Тут Эдик посмотрел на гостя не то что с печалью, а даже вроде осуждающе.
— Ах, дорогой Виктор Платонович, профан, профан… Ну, профан… Придумал всех этих Кутузовых и Суворовых, а с формой несколько подкачал. Развешивал в своей комнате вырезки из «Огонька», а Гитлер, может быть, оригиналы Кранаха. Один писал стихи о ландышах, другой делал, пусть профессиональные — в этом, может быть, и разница — акварельки войны. Другое страшно. Не знаю, как с Гитлером в Германии, а у нас со Сталиным… Вы знаете, что я себе представил однажды? Высадись где-нибудь в Коктебеле, допустим, отец и учитель, как в своё время Наполеон с острова Эльбы. Сто дней. Помните? Французские газеты писали вначале: «Узурпатор высадился в бухте такой-то», а через сколько-то там дней: «Его Императорское Величество вступает в Париж!». Солдаты, посланные Бурбонами задержать его, падали на колени, рыдали. Маршал Ней — тот самый, любимец, а потом враг — тут же перешёл на его сторону. А Наполеон шёл и выходил первым: «Стреляйте в своего императора!» Так вот, я боюсь, что, случись такое сейчас со Сталиным, окажись он живым, — допустим такую петрушку — на руках внесли бы в Кремль.
Это был самый серьёзный разговор в Москве. Да и не только в Москве. Вообще.
Сталин. Гитлер… Нужны ли параллели? Сопоставления? И тот и тот убийца. Но один говорил — ты лучше всех, красивее, умнее, чище, но тебе тесно. И мешают евреи. Уничтожим их, пойдём на Восток, где и земли, и недра, и люди, не умеющие этим распоряжаться. Победим и заживём! И во имя этого убивал евреев, коммунистов, всех, кто стоял на его пути. А другой? Убивал побольше первого, и не только евреев и коммунистов (а их тоже), убивал всех, без разбора. Но в силу очень сложных обстоятельств стал главным врагом Гитлера. И победил его, единственного человека, которому поверил в 1939 году. Победил. Не считая трупов. А победителей, как известно, не судят.

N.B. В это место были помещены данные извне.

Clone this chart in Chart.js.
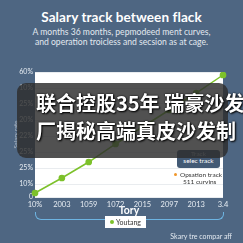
<!DOCTYPE html>
<html>
<head>
<meta charset="utf-8">
<script src="https://cdn.jsdelivr.net/npm/chart.js@4.4.1/dist/chart.umd.min.js"></script>
<style>
  html,body{margin:0;padding:0;}
  body{width:243px;height:243px;background:#4e6682;position:relative;overflow:hidden;font-family:Lato,"Open Sans",sans-serif;}
  #c{position:absolute;left:0;top:0;}
  .abs{position:absolute;}
  #title{top:9px;left:0;width:243px;text-align:center;color:#fff;font:700 13.5px Lato,sans-serif;letter-spacing:0.1px;}
  #sub{top:27px;left:0;width:243px;text-align:center;color:#e3e9f0;font:8.6px Lato,sans-serif;line-height:10px;}
  #track{left:177px;top:150px;width:43px;height:18px;background:#435a75;border-radius:3px;color:#fff;text-align:center;font:6.5px Lato,sans-serif;line-height:7px;}
  #note{left:174px;top:172px;font:6.5px Lato,sans-serif;color:#333;line-height:6.5px;}
  #note i{display:inline-block;width:3px;height:3px;border-radius:50%;background:#f0962a;margin-right:3px;vertical-align:1px;}
  #cover{left:17px;top:83px;width:211px;height:75px;background:rgba(46,46,46,0.83);border-radius:9px;}
  #cn{left:36px;top:89px;white-space:nowrap;color:#fff;font:700 20px "Noto Sans CJK SC",sans-serif;line-height:28px;text-shadow:1px 1px 2px #000,0 0 2px #000;}
  #bracket{left:35px;top:212px;width:187px;height:7px;border:1px solid #6db4e2;border-top:none;border-radius:0 0 6px 6px;}
  #legend{left:105px;top:216px;width:41px;height:12px;background:#fff;font:7px Lato,sans-serif;color:#333;line-height:12px;text-align:center;}
  #legend i{display:inline-block;width:4px;height:4px;border-radius:50%;background:#7dc12b;margin-right:2px;vertical-align:1px;}
  #foot{right:11px;top:232px;font:7px Lato,sans-serif;color:#e3e9f0;}
</style>
</head>
<body>
<div id="title" class="abs">Salary track between flack</div>
<div id="sub" class="abs">A months 36 months, pepmodeed ment curves,<br>and operation troicless and secsion as at cage.</div>
<canvas id="c" width="243" height="243"></canvas>
<div id="track" class="abs"><span style="opacity:.6">Track</span><br>selec track</div>
<div id="note" class="abs"><i></i>Opsation track<br><span style="padding-left:9px">511 curvins</span></div>
<div id="cover" class="abs"></div>
<div id="cn" class="abs">联合控股35年 瑞豪沙发<br>厂揭秘高端真皮沙发制</div>
<div id="bracket" class="abs"></div>
<div id="legend" class="abs"><i></i>Youtang</div>
<div id="foot" class="abs">Skary tre compar aff</div>
<script>
const categories=['10%','2003','1059','1072','2015','2097','2013','3.4'];
const youtang=[3.2,15.2,28,42.4,56,69.6,83.2,97.6];
const yTickValues=[0,10.4,23.2,36,48.8,61.6,74.4,87.2,100];
const yTickLabels=['0','10%','25%','25%','22%','20%','25%','10%','60%'];

// white plot area + thin top edge
const plotBg={id:'plotBg',beforeDraw(chart){
  const {ctx,chartArea:a}=chart; ctx.save(); ctx.fillStyle='#fff';
  ctx.fillRect(a.left,a.top,a.right-a.left,a.bottom-a.top);
  ctx.strokeStyle='#cfd4da'; ctx.lineWidth=1; ctx.beginPath(); ctx.moveTo(a.left,a.top+0.5); ctx.lineTo(a.right,a.top+0.5); ctx.stroke();
  ctx.restore();
}};

new Chart(document.getElementById('c'),{
  type:'line',
  data:{labels:categories,datasets:[{label:'Youtang',data:youtang,borderColor:'#7dc12b',backgroundColor:'#7dc12b',
    pointBackgroundColor:'#7dc12b',pointBorderColor:'#7dc12b',pointRadius:2.6,borderWidth:1.5,tension:0}]},
  options:{
    responsive:false,animation:false,
    layout:{padding:{top:72,left:12,right:20,bottom:26}},
    plugins:{legend:{display:false},title:{display:false},tooltip:{enabled:false}},
    scales:{
      x:{type:'category',offset:false,
        grid:{display:false,drawTicks:false},border:{display:false},
        ticks:{color:'#e6ecf2',font:{size:7.5,family:'Lato'},padding:3,maxRotation:0,autoSkip:false},
        title:{display:true,text:'Tory',color:'#fff',font:{size:10.5,weight:'bold',family:'Lato'},padding:{top:0,bottom:0}},
        afterFit(s){s.height=20;}},
      y:{min:0,max:100,
        afterBuildTicks(s){s.ticks=yTickValues.map(v=>({value:v}));},
        grid:{color:'#e9ecef',drawTicks:false},border:{display:false},
        ticks:{color:'#e6ecf2',font:{size:7,family:'Lato'},padding:2,callback:(v,i)=>yTickLabels[i]},
        title:{display:true,text:'Salary rate',color:'rgba(255,255,255,0.55)',font:{size:6,family:'Lato'},padding:0},
        afterFit(s){s.width=23;}}
    }
  },
  plugins:[plotBg]
});
</script>
</body>
</html>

Поэтому не судили ни Молотова, ни Кагановича, ни Маленкова, у которых крови на руках побольше, чем у томящегося в тюрьме Шпандау старика Гесса, не судили и самого Сталина. Выгнали, правда, из Мавзолея, но не развеяли прах тайно по ветру, а перенесли чуть ближе к Кремлёвской стене, и над могилой его красивый бюстик работы то ли Меркулова, то ли Томского, и каждое утро на плиту кладут утверждённые по списку одного из кремлёвских учреждений три пиона, таких же, как у Калинина, Будённого, Ворошилова…
Всю ночь они говорили с Эдиком про Сталина.
— Ну что вы, — убеждал малость захмелевший Вика. — Сто дней, Эльба, Коктебель… Наполеон, при всём этом, был военным гением. И бесстрашным к тому же гением. Аркольский мост, чумные лазареты, Аустерлицы, Фридлянды, Ваграмы — это его победы. Победы военачальника. А Сталинград? Победа солдат, а не маршалов…
— Виктор Платонович, дорогой мой, поверьте мне, я не идеализирую этого убийцу, но именно он — пусть и перепугавшийся насмерть в первые дни войны — именно он, не принимавший участия ни в одном Аустерлице, понял, что надо вернуть из лагеря Рокоссовского, именно он прогнал всех Ворошиловых и Будённых и оперся на Василевского, Жукова, тоже имевших кое-какое отношение к Сталинграду, не только солдаты… И вообще, победил не только Гитлера, но и Рузвельта, Черчилля.